Part of the challenge is accessibility and part of it relies on citations. If we can make data more easily available and findable, readers are more willing to take a look at it. We can’t require every reader to make the effort of contacting the author or journal or institution, waiting on them to get back to you, negotiating to read the data (when not sensitive information–I know with health information there will need to be more rules), and then getting the data some time two weeks after they’ve read the article.  I have researchers who tell me that anything greater than one click is onerous for them when using the library website to find our electronic journals, so I don’t have great optimism that they’ll find time to contact all of the authors.  Also, that puts a huge burden of response on the author(s)–who have many other things they need to be working on as well.

The culture of citation? I think that relies on developing standard ways of citing data.  Some fields are citing data, many are not.  We need to get away from the current APA citation, which says only something like “unpublished raw data” and find something a little more descriptive and unified.

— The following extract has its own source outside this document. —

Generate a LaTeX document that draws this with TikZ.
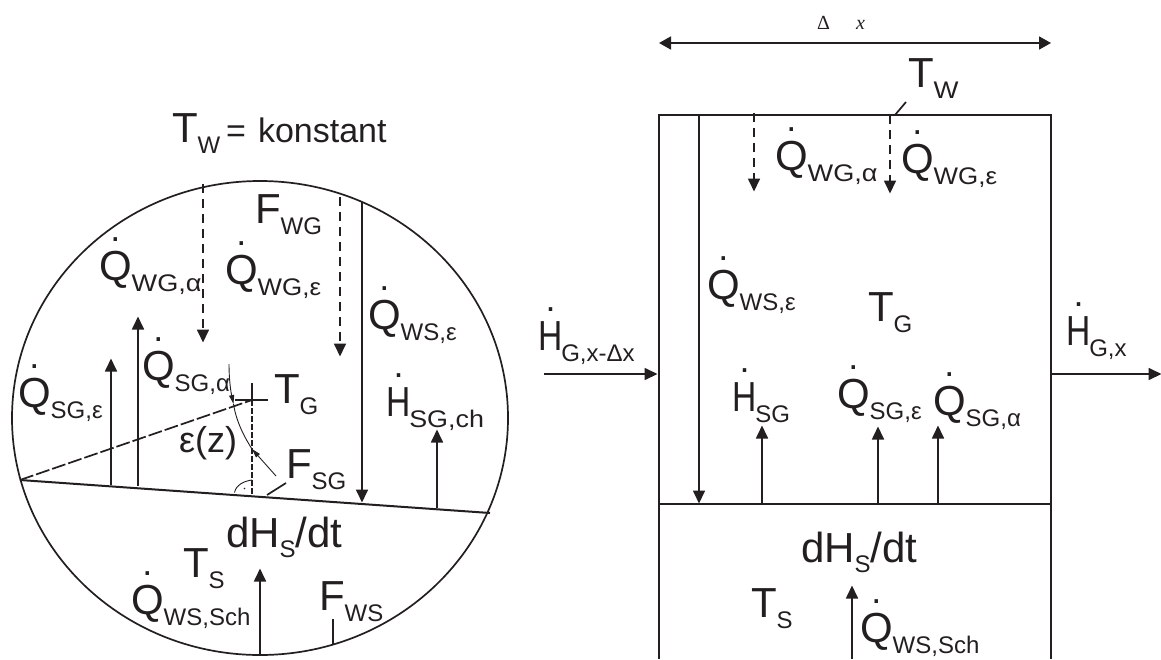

Researchers also need motivation to make their data accessible and citable. While that is starting to come down from funders (NIH, NSF, etc), it also is going to need to be driven by administrators and institutions who are recognizing the value of data.

Speaking of those administrators and moving on to point two, how do we get administrators to move beyond the idea that journal articles are the only tangible

Well, one of those ways is for scientists to start using and citing more datasets.  Ah, yes, it’s a bit of circular logic–get the researchers to cite data by admins supporting it but admins won’t support it unless the researchers in the field are citing data and they see that it is a trend.  Truly though, it’s going to take well respected people writing articles, blog posts, etc that cite datasets, writing a new analysis on a released dataset and showing the further impact.

There is one way to hold the administrators feet to the fire and that is the NSF Data Management Plan requirement.  When a major funding agency says that you must start thinking about data preservation or lose your grant funding, that’s a wake up call that comes in very real terms of dollars and cents. That’s a place to start, but not a good one to finish.

Another opportunity is to look for a campus initiative that involves the words translational or cross disciplinary work. If you want researchers to work together, how better than to break their data out of silos where, at least institutionally, they can collaborate and share their knowledge across fields.

Student education through use of good data sets is another opportunity, if students can work with data sets already formed then a) they don’t have to take the time to gather new data b) they can be taught to review data sets that are available and develop a culture while learning of using and sharing data and c) hopefully they’ll take the opportunity to learn what makes a good data set so when they do create their own, it is more accessible in the future.

Finally, I’m curious to know if there are any disciplinary awards for good data sets and the sharing thereof.  If you can get an award for it (and why shouldn’t you), that begins to add prestige to the data set category.

Wise readers, what can you tell me?  Did I miss anything in those culture shifts? Are there other opportunities you are undertaking?  Are there awards out there that I’m missing?

 

 

One Comment

  1. Comment by Alan Schwartz:

    The Dataverse Network software (behind Harvard’s IQSS and other organizational sharing/archiving efforts) promotes a common citation format for data sets that seems very reasonable to me.